Prior to this decision, the PA mission in Washington was at a very low level from the point of view of protocol: Its diplomats did not have diplomatic immunity, and it was not even allowed to fly the PLO flag at the entrance to its offices.
Now, its diplomats will enjoy diplomatic immunity and its offices will be able to display the PLO flag.
The PA has been seeking an upgrade in diplomatic relations ever since U.S. President Barack Obama took office last year. But after 18 months without progress, it was surprised to suddenly receive a letter from the State Department on Tuesday announcing that the U.S. had agreed. The letter was sent to Maen Areikat, who heads the PLO mission in Washington.
The Americans began seriously considering the upgrade two weeks ago as one of several steps it intends to take in an effort to entice Abbas into direct talks with Israel. A week ago, American officials contacted both the Israeli embassy in Washington and the Prime Minister's Office in Jerusalem to see whether Israel would object to the upgrade, a senior Israeli official said. Netanyahu responded that he had no objections.
A senior Palestinian official confirmed the upgrade, and stressed that this is more than a symbolic step. "This move will enable PLO officials and Palestinian diplomats to operate in Washington in an official and orderly manner," he said.
The U.S. has also promised that if the PA does agree to direct talks, the construction freeze in the settlements will continue, and "not one house will be built," Abbas said this week.
Abbas made this claim three days ago, in an address to his Fatah movement's Revolutionary Council. But since the media were barred from that meeting, it became known only yesterday, when the PA published it on its official website, Wafa.
In his speech to the council, Abbas said he has not yet received sufficiently clear answers from the Americans about other issues that he wants settled before the talks begin, and is therefore not yet willing to agree to them. While Obama sent him a message that contained very positive statements on the subject of borders, he said, they were "not positive enough."
Abbas said he would submit a definite response to Washington's request for direct Israeli-Palestinian talks on July 28, but his basic position is that direct talks will be possible only if sufficient progress is first made on the issues of borders and security during the indirect talks now being conducted with American mediation.
PA officials said this week that the PA has asked Israel for answers on several specific points relating to these issues, and will not agree to direct talks unless the replies are satisfactory. But so far, they said, Israel has not responded.

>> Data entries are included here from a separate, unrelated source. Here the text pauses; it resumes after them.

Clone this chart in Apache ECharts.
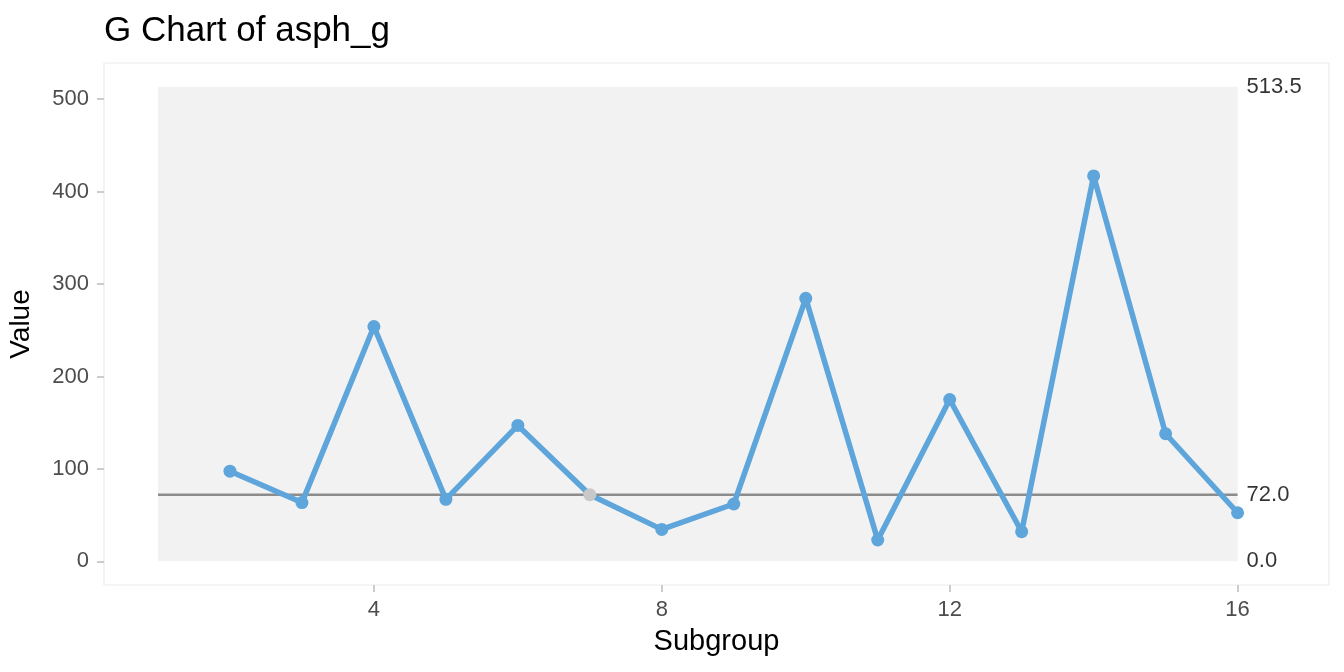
<!DOCTYPE html>
<html>
<head>
<meta charset="utf-8">
<script src="https://cdn.jsdelivr.net/npm/echarts@6/dist/echarts.min.js"></script>
<style>
html,body{margin:0;padding:0;background:#fff;}
#chart{width:1344px;height:672px;}
</style>
</head>
<body>
<div id="chart"></div>
<script>
const subgroups = [2, 3, 4, 5, 6, 7, 8, 9, 10, 11, 12, 13, 14, 15, 16];
const values = [97.5, 63.5, 254, 67, 147, 72, 34.5, 62, 284.5, 23, 175, 32, 417, 138, 52.5];
const greyPoints = [7];
const centerLine = 72.0;
const ucl = 513.5;
const lcl = 0.0;
const limitStart = 1;
const limitEnd = 16;
const xTicks = [4, 8, 12, 16];
const yTicks = [0, 100, 200, 300, 400, 500];

const FONT = "'Liberation Sans', Arial, sans-serif";
const chart = echarts.init(document.getElementById('chart'), null, {renderer: 'canvas'});

const pointData = subgroups.map((s, i) => ({
  value: [s, values[i]],
  itemStyle: { color: greyPoints.includes(s) ? '#c8c8c8' : '#5DA5DA' }
}));

chart.setOption({
  animation: false,
  backgroundColor: '#ffffff',
  textStyle: { fontFamily: FONT },
  title: {
    text: 'G Chart of asph_g',
    left: 99,
    top: 9,
    textStyle: { fontFamily: FONT, fontSize: 35, fontWeight: 'normal', color: '#000' }
  },
  grid: {
    left: 104, right: 15, top: 63, bottom: 87,
    containLabel: false,
    outerBoundsMode: 'none',
    show: true, borderColor: '#ebebeb', borderWidth: 1.2, backgroundColor: '#fff'
  },
  xAxis: {
    type: 'value',
    min: 0.25, max: 17.27,
    name: 'Subgroup',
    nameLocation: 'middle',
    nameGap: 42,
    nameTextStyle: { fontFamily: FONT, fontSize: 29, color: '#000' },
    axisLine: { show: false, onZero: false },
    axisTick: { show: true, customValues: xTicks, length: 7, lineStyle: { color: '#cccccc', width: 2 } },
    axisLabel: { customValues: xTicks, fontFamily: FONT, fontSize: 22, color: '#4d4d4d', margin: 14 },
    splitLine: { show: false }
  },
  yAxis: {
    type: 'value',
    min: -25.675, max: 539.175,
    name: 'Value',
    nameLocation: 'middle',
    nameGap: 69,
    nameTextStyle: { fontFamily: FONT, fontSize: 28, color: '#000' },
    axisLine: { show: false, onZero: false },
    axisTick: { show: true, customValues: yTicks, length: 7, lineStyle: { color: '#cccccc', width: 2 } },
    axisLabel: { customValues: yTicks, fontFamily: FONT, fontSize: 22, color: '#4d4d4d', margin: 15 },
    splitLine: { show: false }
  },
  series: [
    {
      type: 'line',
      z: 1,
      data: [[limitStart, centerLine], [limitEnd, centerLine]],
      symbol: 'none',
      lineStyle: { color: '#8c8c8c', width: 2.5 },
      silent: true,
      markArea: {
        silent: true,
        itemStyle: { color: '#f2f2f2' },
        data: [[{ coord: [limitStart, lcl] }, { coord: [limitEnd, ucl] }]]
      }
    },
    {
      type: 'line',
      z: 3,
      data: pointData,
      symbol: 'circle',
      symbolSize: 13,
      lineStyle: { color: '#5DA5DA', width: 5.5 },
      itemStyle: { color: '#5DA5DA' }
    },
    {
      type: 'scatter',
      z: 4,
      symbolSize: 0,
      data: [[limitEnd, ucl], [limitEnd, centerLine], [limitEnd, lcl]],
      label: {
        show: true,
        position: 'right',
        distance: 9,
        fontFamily: FONT,
        fontSize: 22,
        color: '#000',
        formatter: p => p.value[1].toFixed(1)
      }
    }
  ]
});
</script>
</body>
</html>
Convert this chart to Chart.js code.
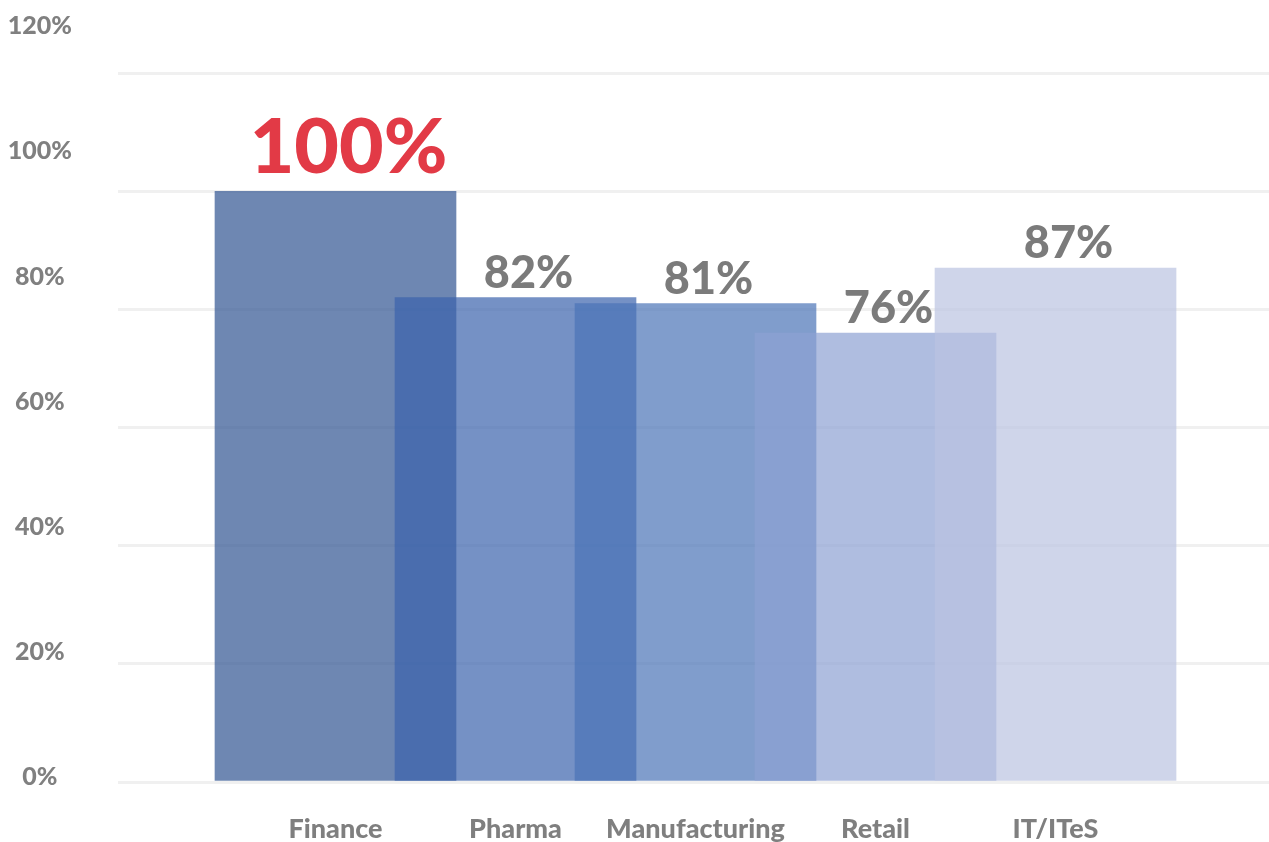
<!DOCTYPE html>
<html lang="en">
<head>
<meta charset="UTF-8">
<title>Sector chart</title>
<script src="https://cdn.jsdelivr.net/npm/chart.js"></script>
<style>
    html, body { margin: 0; padding: 0; background: #fff; }
    #wrap { width: 1269px; height: 842px; position: relative; }
</style>
</head>
<body>
<div id="wrap">
    <canvas id="sectorChart"></canvas>
</div>
<script>
    // chart data
    const categories = ['Finance', 'Pharma', 'Manufacturing', 'Retail', 'IT/ITeS'];
    const values = [100, 82, 81, 76, 87];
    const yTicks = [0, 20, 40, 60, 80, 100, 120];

    // draws the % figure above each bar, biggest one in red
    const valueLabels = {
        id: 'valueLabels',
        afterDatasetsDraw(chart) {
            const ctx = chart.ctx;
            const meta = chart.getDatasetMeta(0);
            const top = Math.max(...values);
            ctx.save();
            ctx.textAlign = 'center';
            ctx.textBaseline = 'alphabetic';
            meta.data.forEach((bar, i) => {
                const big = values[i] === top;
                ctx.fillStyle = big ? '#e23a46' : '#7b7b7b';
                ctx.font = big ? '900 77px Lato' : '900 45px Lato';
                ctx.fillText(values[i] + '%', bar.x + 13, bar.y - (big ? 18 : 10));
            });
            ctx.restore();
        }
    };

    new Chart(document.getElementById('sectorChart'), {
        type: 'bar',
        data: {
            datasets: [{
                data: categories.map((c, i) => ({ x: i, y: values[i] })),
                backgroundColor: [
                    'rgba(49, 84, 145, 0.7)',
                    'rgba(58, 99, 172, 0.7)',
                    'rgba(74, 115, 182, 0.7)',
                    'rgba(141, 161, 211, 0.7)',
                    'rgba(186, 195, 225, 0.7)'
                ],
                borderWidth: 0,
                barThickness: 241
            }]
        },
        options: {
            responsive: true,
            maintainAspectRatio: false,
            animation: false,
            layout: { padding: 0 },
            plugins: {
                legend: { display: false },
                tooltip: { enabled: false }
            },
            scales: {
                x: {
                    type: 'linear',
                    offset: false,
                    min: -1.2083,
                    max: 5.186,
                    grid: { display: false, drawTicks: false, offset: false },
                    border: { display: false },
                    afterBuildTicks: s => { s.ticks = categories.map((c, i) => ({ value: i })); },
                    afterFit: s => { s.height = 60; s.paddingLeft = 0; s.paddingRight = 0; },
                    ticks: {
                        autoSkip: false,
                        maxRotation: 0,
                        padding: 31,
                        color: '#7f7f7f',
                        font: { family: 'Lato', size: 27, weight: '900' },
                        callback: v => categories[v]
                    }
                },
                y: {
                    position: 'left',
                    min: 0,
                    max: 132.4,
                    grid: { color: '#f0f0f0', lineWidth: 3, drawTicks: false },
                    border: { display: false },
                    afterBuildTicks: s => { s.ticks = yTicks.map(v => ({ value: v })); },
                    ticks: { display: false }
                },
                // the printed % labels sit on their own (slightly different) scale
                yLabels: {
                    position: 'left',
                    min: -0.8,
                    max: 124.2,
                    grid: { display: false, drawTicks: false },
                    border: { display: false },
                    afterBuildTicks: s => { s.ticks = yTicks.map(v => ({ value: v })); },
                    afterFit: s => { s.width = 118; s.paddingTop = 0; s.paddingBottom = 0; },
                    ticks: {
                        crossAlign: 'center',
                        padding: 46,
                        color: '#808080',
                        font: { family: 'Lato', size: 25, weight: '900' },
                        callback: v => v + '%'
                    }
                }
            }
        },
        plugins: [valueLabels]
    });
</script>
</body>
</html>
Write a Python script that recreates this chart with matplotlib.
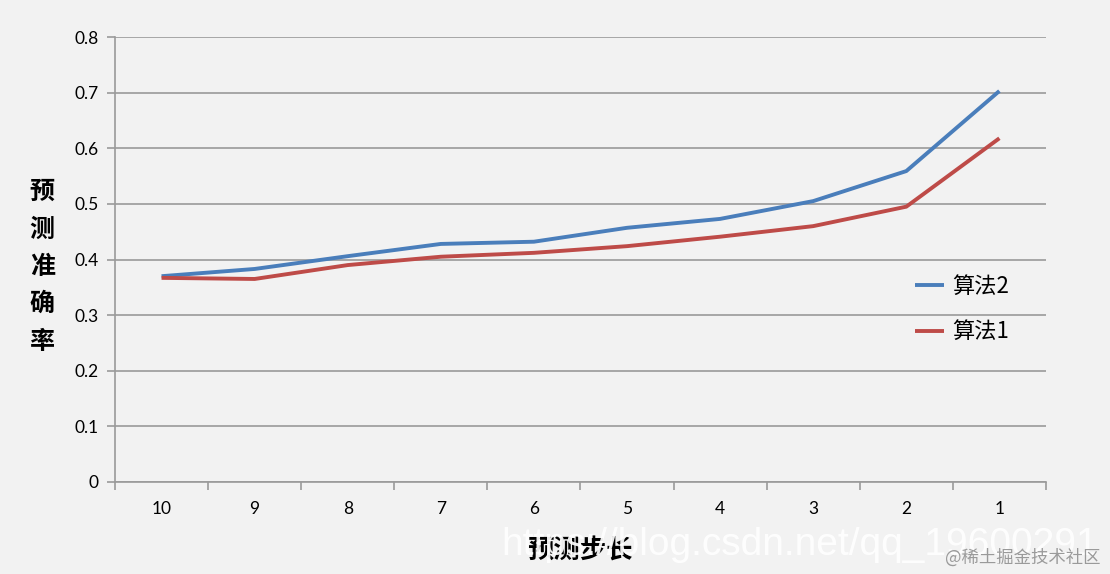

The PA's insistence on a complete settlement freeze stems from the fear that its image will suffer severely if it agrees to direct talks without one. It also fears that Israel is not really serious about the talks, and would therefore rather wait until September, when the 10-month freeze on settlement construction expires, to see whether Israel extends it. If so, the PA might view that as a sign of good faith on Netanyahu's part. White House spokesman Thomas Vietor said, "This decision reflects our confidence that through direct negotiations, we can help achieve a two-state solution with an independent and viable Palestine living side by side with Israel. We should begin preparing for that outcome now, as we continue to work with the Palestinian people on behalf of a better future."